Using the records below, copy exactly the part that opens with the line holding "Clone this chart in matplotlib." and closes with the line holding "xticks = [0, 1000, 2000, 3000]", minus the pictures.

........

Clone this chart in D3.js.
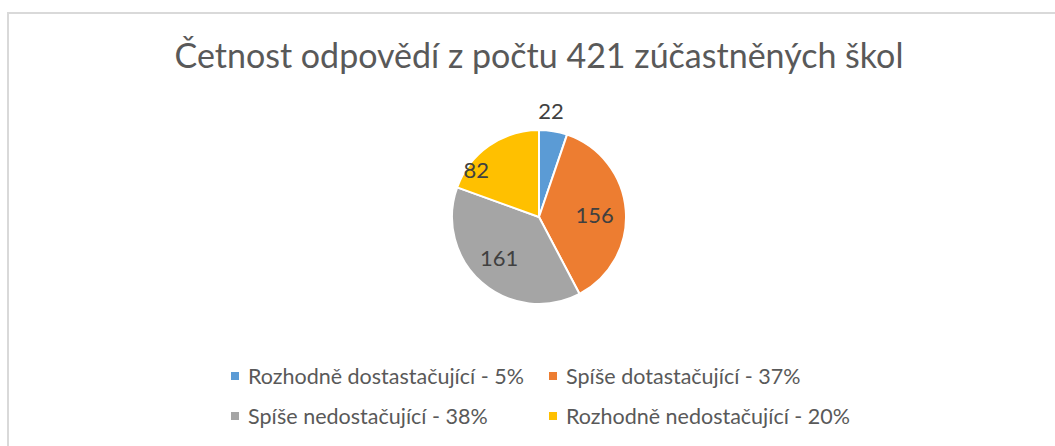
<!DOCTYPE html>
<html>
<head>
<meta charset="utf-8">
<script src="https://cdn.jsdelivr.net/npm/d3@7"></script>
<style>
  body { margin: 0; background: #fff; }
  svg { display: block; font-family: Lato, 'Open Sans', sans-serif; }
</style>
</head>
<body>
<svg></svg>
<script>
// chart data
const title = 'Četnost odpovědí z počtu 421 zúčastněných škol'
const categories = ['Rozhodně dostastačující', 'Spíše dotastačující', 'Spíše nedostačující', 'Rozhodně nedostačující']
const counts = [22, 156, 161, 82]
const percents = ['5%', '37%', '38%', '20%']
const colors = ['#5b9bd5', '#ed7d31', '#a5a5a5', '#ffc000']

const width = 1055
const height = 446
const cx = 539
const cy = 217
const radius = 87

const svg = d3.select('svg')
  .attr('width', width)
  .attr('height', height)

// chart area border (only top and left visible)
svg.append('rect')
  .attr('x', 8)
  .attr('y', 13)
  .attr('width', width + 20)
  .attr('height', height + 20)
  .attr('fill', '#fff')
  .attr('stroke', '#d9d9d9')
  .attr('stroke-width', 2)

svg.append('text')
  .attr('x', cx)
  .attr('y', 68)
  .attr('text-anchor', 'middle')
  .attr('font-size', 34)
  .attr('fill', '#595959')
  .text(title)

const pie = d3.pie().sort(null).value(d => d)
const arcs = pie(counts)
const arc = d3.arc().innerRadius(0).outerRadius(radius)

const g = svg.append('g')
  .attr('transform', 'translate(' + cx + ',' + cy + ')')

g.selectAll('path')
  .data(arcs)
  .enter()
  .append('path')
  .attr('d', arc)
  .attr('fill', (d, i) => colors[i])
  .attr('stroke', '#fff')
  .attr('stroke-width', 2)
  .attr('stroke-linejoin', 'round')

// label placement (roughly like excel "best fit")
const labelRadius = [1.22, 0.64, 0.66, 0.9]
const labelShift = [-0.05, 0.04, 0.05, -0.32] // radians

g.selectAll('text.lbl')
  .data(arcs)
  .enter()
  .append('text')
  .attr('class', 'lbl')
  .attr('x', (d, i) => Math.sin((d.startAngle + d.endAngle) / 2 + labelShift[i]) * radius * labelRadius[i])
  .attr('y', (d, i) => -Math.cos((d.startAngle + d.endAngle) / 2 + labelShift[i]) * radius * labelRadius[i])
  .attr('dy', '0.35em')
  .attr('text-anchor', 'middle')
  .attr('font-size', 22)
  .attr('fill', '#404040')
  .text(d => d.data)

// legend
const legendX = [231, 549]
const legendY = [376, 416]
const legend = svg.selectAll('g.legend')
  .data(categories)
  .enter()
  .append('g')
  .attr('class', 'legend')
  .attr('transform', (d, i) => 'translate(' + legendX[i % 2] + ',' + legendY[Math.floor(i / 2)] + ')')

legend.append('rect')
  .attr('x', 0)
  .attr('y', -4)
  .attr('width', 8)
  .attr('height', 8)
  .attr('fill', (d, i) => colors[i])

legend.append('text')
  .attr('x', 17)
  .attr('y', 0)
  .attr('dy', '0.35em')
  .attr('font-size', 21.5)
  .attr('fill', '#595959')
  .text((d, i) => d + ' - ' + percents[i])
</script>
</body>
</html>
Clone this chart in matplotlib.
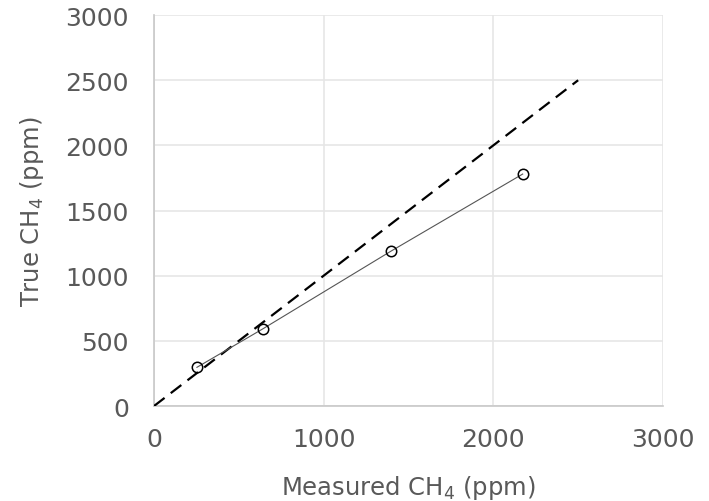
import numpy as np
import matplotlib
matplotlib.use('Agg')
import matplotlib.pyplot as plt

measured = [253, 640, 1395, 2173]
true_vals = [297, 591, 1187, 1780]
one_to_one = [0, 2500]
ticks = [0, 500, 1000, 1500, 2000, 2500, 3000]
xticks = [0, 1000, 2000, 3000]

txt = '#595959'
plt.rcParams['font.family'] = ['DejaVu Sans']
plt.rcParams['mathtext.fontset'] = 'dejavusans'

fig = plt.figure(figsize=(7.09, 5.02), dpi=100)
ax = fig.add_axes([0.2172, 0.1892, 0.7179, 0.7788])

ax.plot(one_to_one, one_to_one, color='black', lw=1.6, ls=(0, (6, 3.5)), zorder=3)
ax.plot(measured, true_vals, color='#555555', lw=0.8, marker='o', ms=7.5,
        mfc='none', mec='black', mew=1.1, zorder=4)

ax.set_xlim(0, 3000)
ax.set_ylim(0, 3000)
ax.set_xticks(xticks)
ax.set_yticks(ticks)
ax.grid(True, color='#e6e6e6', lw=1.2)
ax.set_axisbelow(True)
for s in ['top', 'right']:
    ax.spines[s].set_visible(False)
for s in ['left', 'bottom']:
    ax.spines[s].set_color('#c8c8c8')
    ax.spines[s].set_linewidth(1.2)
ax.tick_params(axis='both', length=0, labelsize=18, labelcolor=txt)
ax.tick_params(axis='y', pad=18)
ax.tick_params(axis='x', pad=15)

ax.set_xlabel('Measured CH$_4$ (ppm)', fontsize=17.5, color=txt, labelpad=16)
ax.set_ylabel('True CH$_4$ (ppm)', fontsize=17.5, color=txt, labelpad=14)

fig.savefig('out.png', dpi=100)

........

▶ _Reply_
Clone this chart in matplotlib.
import numpy as np
import matplotlib
matplotlib.use('Agg')
import matplotlib.pyplot as plt

measured = [253, 640, 1395, 2173]
true_vals = [297, 591, 1187, 1780]
one_to_one = [0, 2500]
ticks = [0, 500, 1000, 1500, 2000, 2500, 3000]
xticks = [0, 1000, 2000, 3000]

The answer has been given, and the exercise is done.